There is actually no advantage for either team before the overtime coin flip, and Pederson didn't really need to justify his decision. For a football team going nowhere, giving the players a chance to steal one was the correct play. Say you believed in them, that's why you went for it, pack up your stuff and get out of there. But don't say you went for it because there was a less than 50 percent chance of prevailing in overtime.

"Those are just the numbers that we ran, being the underdog in this game and, besides, they have a great field goal kicker," Pederson said.

No doubt, underdogs win fewer overtime games than favorites. There are certainly numbers on a sheet of paper somewhere that back that up. Guess what? They also win fewer regulation games than favorites. Since when do NFL coaches concern themselves with, or even acknowledge, the point spread? Pederson's point about potentially getting into a kicking game against Justin Tucker of Baltimore on a windy day in M&T Stadium was valid, but Caleb Sturgis was having a pretty good afternoon, too.

Whatever. It was an exciting ending to a game that was strange in several ways. Before the game, as the Eagles readied to go against the No. 1 rushing defense in the league with half of their running backs injured and an offensive line that featured a fifth-string right tackle, it would have been hard to predict the Eagles would rush for 169 yards, the most given up by Baltimore this season.

Six of the 10 longest plays from scrimmage for the Eagles were running plays and Ryan Mathews finished with 128 yards on 20 carries. It was as if, for the first time since 2014, Chip Kelly's running offense worked. The Eagles zone-blocked to pinch in on Baltimore's lumbering three-man line, sent Mathews toward the edge and let him pick a hole to blast through.

"Their offensive linemen are just athletic, they're fast, so they tend to get . . . leverage on you, move you side-to-side, and it's not so much power football," Baltimore safety Eric Weddle said. "It's not a normal style of running game, but we battled."

Not all that much, they didn't, but the Ravens were able to limit the Eagles to field goals on three of their trips into the red zone. That turned out to be the difference in the game, and nothing new for the Eagles, who came into the game ranked 25th for touchdown percentage inside the 20.

It is impossible to know how much of Pederson's decision to push the run was because of the weather conditions, because it was working better than one could have hoped, or because he wanted to limited Wentz's exposure behind the suspect offensive line. As it was, the quarterback attempted 42 passes and scrambled out of another four play calls. Pederson padded the corners of the offense, however, by calling a succession of screens, slants and pop passes. His 22 completions gained only 170 yards. Wentz was under center 33 times, which is a lot for the Eagles, but they ran from that formation 27 times. If the Ravens ever caught onto the tendency, it didn't show. Wentz was sacked once and hit behind the line another five times, but the threat of the running game kept his protection from breaking down completely.

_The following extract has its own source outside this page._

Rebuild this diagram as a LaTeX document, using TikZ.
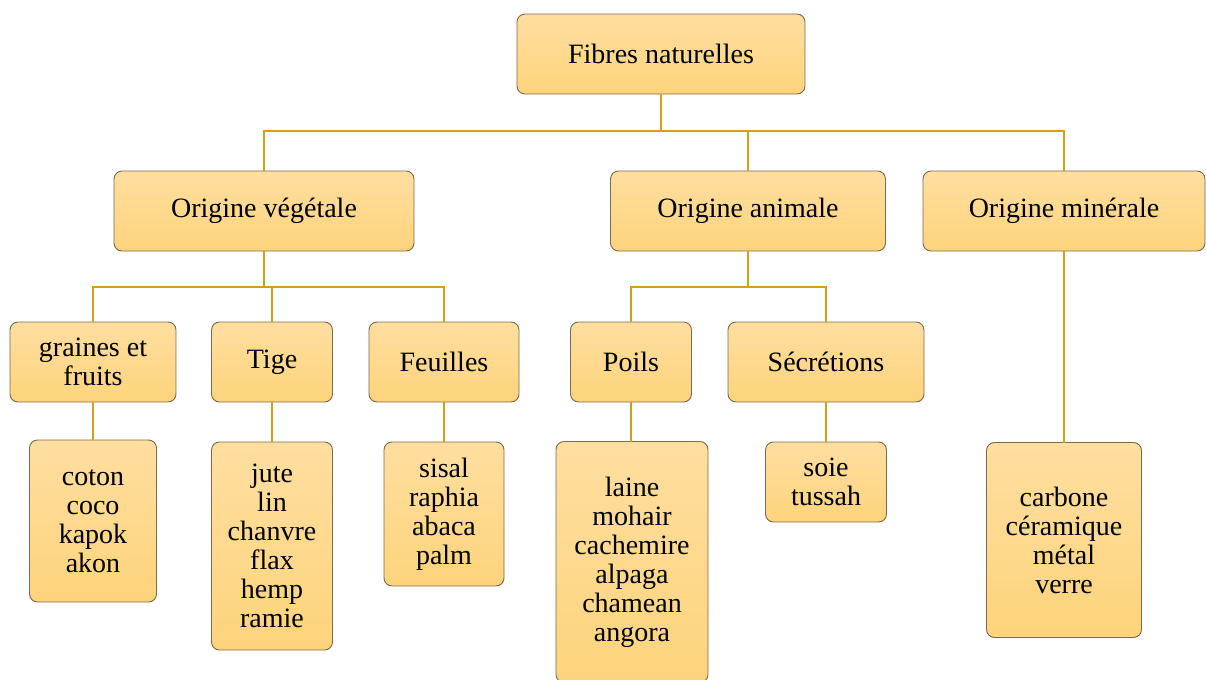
\documentclass[tikz,border=0pt]{standalone}
\usepackage{fontspec}
\setmainfont{Liberation Serif}
\usetikzlibrary{calc}
\definecolor{boxtop}{HTML}{FFDEA0}
\definecolor{boxbot}{HTML}{FDD47C}
\definecolor{boxline}{HTML}{7A6A4E}
\definecolor{linkcol}{HTML}{D4A017}
\tikzset{
	fbox/.style={draw=boxline, line width=0.7pt, rounded corners=6pt,
		top color=boxtop, bottom color=boxbot, inner sep=0pt, outer sep=0pt,
		align=center, font=\fontsize{21}{21.75}\selectfont},
	link/.style={draw=linkcol, line width=1.6pt}
}
\begin{document}
\begin{tikzpicture}[x=0.75pt,y=-0.75pt]
		\useasboundingbox (0,0) rectangle (1206,679);
		% Racine
		\node[fbox, minimum width=216pt, minimum height=60pt] (root) at (661,54) {Fibres naturelles};
		% Origines
		\node[fbox, minimum width=225pt, minimum height=60pt] (veg) at (264,211) {Origine végétale};
		\node[fbox, minimum width=206.25pt, minimum height=60pt] (ani) at (748,211) {Origine animale};
		\node[fbox, minimum width=211.5pt, minimum height=60pt] (min) at (1064,211) {Origine minérale};
		% Sous-classes
		\node[fbox, minimum width=124.5pt, minimum height=60pt] (graines) at (93,362) {graines et\\fruits};
		\node[fbox, minimum width=90.75pt, minimum height=60pt] (tige) at (272,362) {Tige};
		\node[fbox, minimum width=112.5pt, minimum height=60pt] (feuilles) at (444,362) {Feuilles};
		\node[fbox, minimum width=90.75pt, minimum height=60pt] (poils) at (631,362) {Poils};
		\node[fbox, minimum width=147pt, minimum height=60pt] (secr) at (826,362) {Sécrétions};
		% Exemples
		\node[fbox, minimum width=95.25pt, minimum height=121.5pt] (lgraines) at (93,521) {coton\\coco\\kapok\\akon};
		\node[fbox, minimum width=90.75pt, minimum height=156pt] (ltige) at (272,546) {jute\\lin\\chanvre\\flax\\hemp\\ramie};
		\node[fbox, minimum width=90pt, minimum height=108pt] (lfeuilles) at (444,514) {sisal\\raphia\\abaca\\palm};
		\node[fbox, minimum width=114pt, minimum height=180.75pt] (lpoils) at (632,562) {laine\\mohair\\cachemire\\alpaga\\chamean\\angora};
		\node[fbox, minimum width=90.75pt, minimum height=60pt] (lsecr) at (826,482) {soie\\tussah};
		\node[fbox, minimum width=116.25pt, minimum height=146.25pt] (lmin) at (1064,540) {carbone\\céramique\\métal\\verre};
		% Liaisons
		\coordinate (b0) at (661,131); %bus principal
		\coordinate (bv) at (264,287);
		\coordinate (ba) at (748,287);
		\draw[link] (root.south) -- (b0) -| (veg.north);
		\draw[link] (b0) -| (ani.north);
		\draw[link] (b0) -| (min.north);
		\draw[link] (veg.south) -- (bv) -| (graines.north);
		\draw[link] (bv) -| (tige.north);
		\draw[link] (bv) -| (feuilles.north);
		\draw[link] (ani.south) -- (ba) -| (poils.north);
		\draw[link] (ba) -| (secr.north);
		\draw[link] (graines.south) -- (lgraines.north);
		\draw[link] (tige.south) -- (ltige.north);
		\draw[link] (feuilles.south) -- (lfeuilles.north);
		\draw[link] (poils.south) -- (poils.south |- lpoils.north);
		\draw[link] (secr.south) -- (lsecr.north);
		\draw[link] (min.south) -- (lmin.north);
	\end{tikzpicture}
\end{document}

Who knew the Eagles could run the ball without Darren Sproles and Wendell Smallwood? Certainly not the Baltimore Ravens. Perhaps this is the start of something the Eagles can build upon.

That might be the case if the pass hadn't been tipped and Matthews pulled it in and the Eagles had been allowed to dance off the field one more time this season. Instead, it felt like another day in which the things that went right were ultimately offset by the little things that got in the way and sent the ball tumbling against them.

Maybe the coach is right, after all. Maybe it's never a 50-50 chance for the Eagles.